Cyprus, officially the Republic of Cyprus, is an island country in the Eastern Mediterranean and the third largest and third most populous island in the Mediterranean. Cyprus is located south of Turkey, west of Syria and Lebanon, northwest of Israel, north of Egypt, and southeast of Greece. The Republic of Cyprus is divided into six districts. It is an important hub in the heart of the Mediterranean at the crossroads of Europe, Africa and Asia.
 
Cyprus has a subtropical climate with very mild winters (on the coast) and warm to hot summers. Rain occurs mainly in winter, with summer being generally dry. Cyprus has one of the warmest climates in the Mediterranean part of the European Union. Generally, the average annual temperature on the coast is around 24 °C during the day and 14 °C at night.

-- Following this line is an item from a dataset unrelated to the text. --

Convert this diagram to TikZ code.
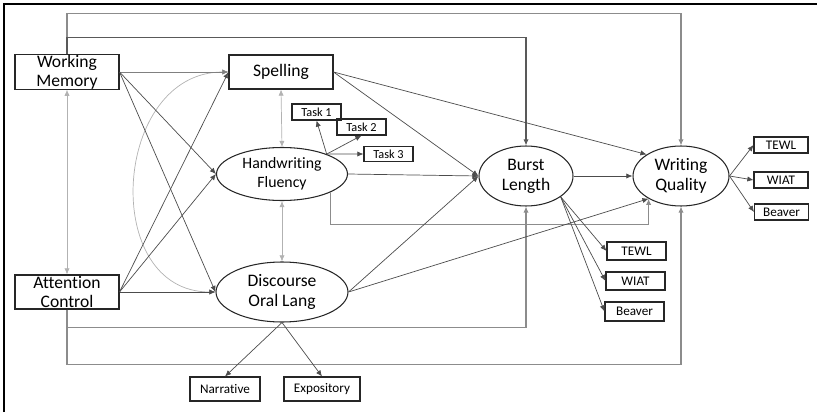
\documentclass[tikz,border=0pt]{standalone}
\usepackage{fontspec}
\setmainfont{Carlito}[Ligatures=NoCommon]
\usepackage{tikz}
\usetikzlibrary{shapes.geometric, arrows.meta, calc}

\begin{document}
\begin{tikzpicture}[x=0.02cm, y=-0.02cm,
        obs/.style={draw=black!85, line width=0.6pt, rectangle, inner sep=0pt, align=center, font=\fontsize{10}{11}\selectfont},
        ind/.style={draw=black!85, line width=0.6pt, rectangle, inner sep=0pt, font=\fontsize{7.5}{9}\selectfont},
        lat/.style={draw=black!85, line width=0.6pt, ellipse, inner sep=0pt, align=center, font=\fontsize{10}{11.5}\selectfont},
        reg/.style={draw=black!70, line width=0.4pt, -{Latex[length=3.5pt,width=3pt]}},
        cov/.style={draw=black!30, line width=0.4pt, {Latex[length=3.5pt,width=3pt]}-{Latex[length=3.5pt,width=3pt]}},
        wrap/.style={draw=black!45, line width=0.6pt, -{Latex[length=3.5pt,width=3pt]}}]
        \useasboundingbox (0,0) rectangle (817,412);
        \draw[line width=0.9pt] (4,412) -- (4,4) -- (817,4);
        \node[obs, minimum width=2.08cm, minimum height=0.68cm] (wm) at (67,72) {Working\\Memory};
        \node[obs, minimum width=2.08cm, minimum height=0.68cm] (ac) at (67,292) {Attention\\Control};
        \node[obs, minimum width=2.08cm, minimum height=0.68cm] (sp) at (281,72) {Spelling};
        \node[lat, minimum width=2.62cm, minimum height=1.06cm, font=\fontsize{9}{10.5}\selectfont] (hf) at (282,174) {Handwriting\\Fluency};
        \node[lat, minimum width=2.64cm, minimum height=1.2cm] (dol) at (282,292) {Discourse\\Oral Lang};
        \node[lat, minimum width=1.88cm, minimum height=1.2cm] (bl) at (526,176) {Burst\\Length};
        \node[lat, minimum width=1.92cm, minimum height=1.2cm] (wq) at (681,176) {Writing\\Quality};
        \node[ind, minimum width=0.98cm, minimum height=0.32cm, font=\fontsize{7}{8}\selectfont] (t1) at (316.5,112) {Task 1};
        \node[ind, minimum width=0.98cm, minimum height=0.32cm, font=\fontsize{7}{8}\selectfont] (t2) at (361.5,127) {Task 2};
        \node[ind, minimum width=0.98cm, minimum height=0.30cm, font=\fontsize{7}{8}\selectfont] (t3) at (388.5,154) {Task 3};
        \node[ind, minimum width=1.4cm, minimum height=0.48cm] (nar) at (225,389) {Narrative};
        \node[ind, minimum width=1.52cm, minimum height=0.48cm] (exp) at (322,389) {Expository};
        \node[ind, minimum width=1.08cm, minimum height=0.32cm] (tewl1) at (781,145) {TEWL};
        \node[ind, minimum width=1.08cm, minimum height=0.32cm] (wiat1) at (781,180) {WIAT};
        \node[ind, minimum width=1.08cm, minimum height=0.32cm] (beav1) at (781.5,212) {Beaver};
        \node[ind, minimum width=1.18cm, minimum height=0.36cm] (tewl2) at (636.5,251) {TEWL};
        \node[ind, minimum width=1.18cm, minimum height=0.36cm] (wiat2) at (635.5,281) {WIAT};
        \node[ind, minimum width=1.18cm, minimum height=0.38cm] (beav2) at (634.5,311.5) {Beaver};
        % correlations
        \draw[cov] (wm.south) -- (ac.north);
        \draw[cov] (sp.south) -- (hf.north);
        \draw[cov] (hf.south) -- (dol.north);
        \draw[cov] (sp.west) to[out=180, in=180, looseness=1.35] (dol.west);
        % direct paths around the model
        \draw[wrap] (wm.north) -- ++(0,-41) -| (wq.north);
        \draw[wrap, draw=black!65] (wm.north) -- ++(0,-17) -| (bl.north);
        \draw[wrap] (ac.south) -- ++(0,55) -| (wq.south);
        \draw[wrap] (ac.south) -- ++(0,18) -| (bl.south);
        \draw[wrap] (hf.-21) -- ++(0,32) -| (wq.-145);
        % regressions
        \draw[reg, draw=black!50] (wm.east) -- (sp.west);
        \foreach \t in {hf, dol} \draw[reg] (wm.east) -- (\t.west);
        \foreach \t in {sp, hf, dol} \draw[reg] (ac.east) -- (\t.west);
        \foreach \t in {sp, hf, dol} \draw[reg] (\t.east) -- (bl.west);
        \draw[reg] (sp.east) -- (wq.148);
        \draw[reg] (dol.east) -- (wq.-145);
        \draw[reg] (bl.east) -- (wq.west);
        \foreach \t in {t1, t2} \draw[reg] (hf.24) -- (\t.south);
        \draw[reg] (hf.24) -- (t3.west);
        \foreach \t in {tewl1, wiat1, beav1} \draw[reg] (wq.east) -- (\t.west);
        \foreach \t in {tewl2, wiat2, beav2} \draw[reg] (bl.-31) -- (\t.west);
        \draw[reg] (dol.south) -- (nar.north);
        \draw[reg] (dol.south) -- (exp.north);
\end{tikzpicture}
\end{document}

Generally, summers last about eight months, beginning in April with average temperatures of 11–23 °C, and ending in November with average temperatures of 12–23 °C.
 
2.  Political and Legal Systems
 
Cyprus is a presidential republic. The head of state and of the government is elected by a process of universal suffrage for a five-year term. Executive power is exercised by the government with legislative power vested in the House of Representatives whilst the Judiciary is independent of both the executive and the legislature. The Cyprus legal system is founded on English law, Cyprus has been a member of the European Union since 2004, and Cypriot government adopted the euro as the national currency on 1 January 2008.
 
3.  Demographics, Language and Religion
 
Cyprus had a total population of 838,897 live in Republic of Cyprus controlled area (October 2011 census preliminary result), of whom 71.8% were Greeks. Cyprus has two official languages, Greek and Turkish. English is widely spoken and it features widely on road signs, public notices, and in advertisements, etc. The majority of Greek Cypriots identify as Greek Orthodox, whereas most Turkish Cypriots are adherents of Sunni Islam.
 
4.  Economy, Culture and Tourism
 
Cyprus has an open, free-market, service-based economy with some light manufacturing. Internationally, Cyprus promotes its geographical location as a “bridge” between East and West, along with its educated English-speaking population, moderate local costs, good airline connections, and telecommunications.
 
Tourism is an important factor of the island state’s economy, culture, and overall brand development. With over 2 million tourist arrivals per year, it is the 40th most popular destination in the world. According to the “World Economic Forum’s 2013 Travel and Tourism Competitiveness Index”, Cyprus’ tourism industry ranks 29th in the world in terms of overall competitiveness. In terms of Tourism Infrastructure, in relation to the tourism industry Cyprus ranks 1st in the world.
 
In recent years, Cyprus has been sought as a base for several offshore businesses for its low tax rates. Tourism, financial services and shipping are significant parts of the economy. Economic policy of the Cyprus government has focused on meeting the criteria for admission to the European Union. Because of the heavy influx of tourists and foreign investors, the property rental market in Cyprus has grown in recent years. In late 2013, the Cyprus Town Planning Department announced a series of incentives to stimulate the property market and increase the number of property developments in the country’s town centers. Meanwhile, abundant reserves of natural gas were discovered and confirmed off the coast of the Cyprus Economic Zone, which may bring certain advantages to the country’s future economic development and real estate investment.
 
As Cyprus has a long history and culture, its civilization dates back to 9,000 BC and is known as a museum for the history of Europe and the Middle East. Since Cyprus focuses on the development of tourism, precious historical and cultural landscapes and places of interest that make it a major tourist destination in the Mediterranean region. Meanwhile, it is also a famous European island resort and as known as the “European Back Garden”. Among them, Paphos, which was the European Capital of Culture in southwestern Cyprus, Aphrodite’s legendary birthplace was on this island.
 
5.  Education and Livability
 
Cyprus has the lowest recorded crime rates across the European Union (EU) and well maintained law and order. Cyprus has a highly developed system of primary and secondary education offering both public and private education. The high quality of instruction makes Cyprus one of the top three spenders of education in the EU along with Denmark and Sweden.
 
Due to relaxed lifestyle, a comfortable living environment, a good education level and a low tax rate, makes Cyprus has been declared the fifth place of most livable city in the world in 2014 by The Knight Frank in the 2014 Global Lifestyle Report.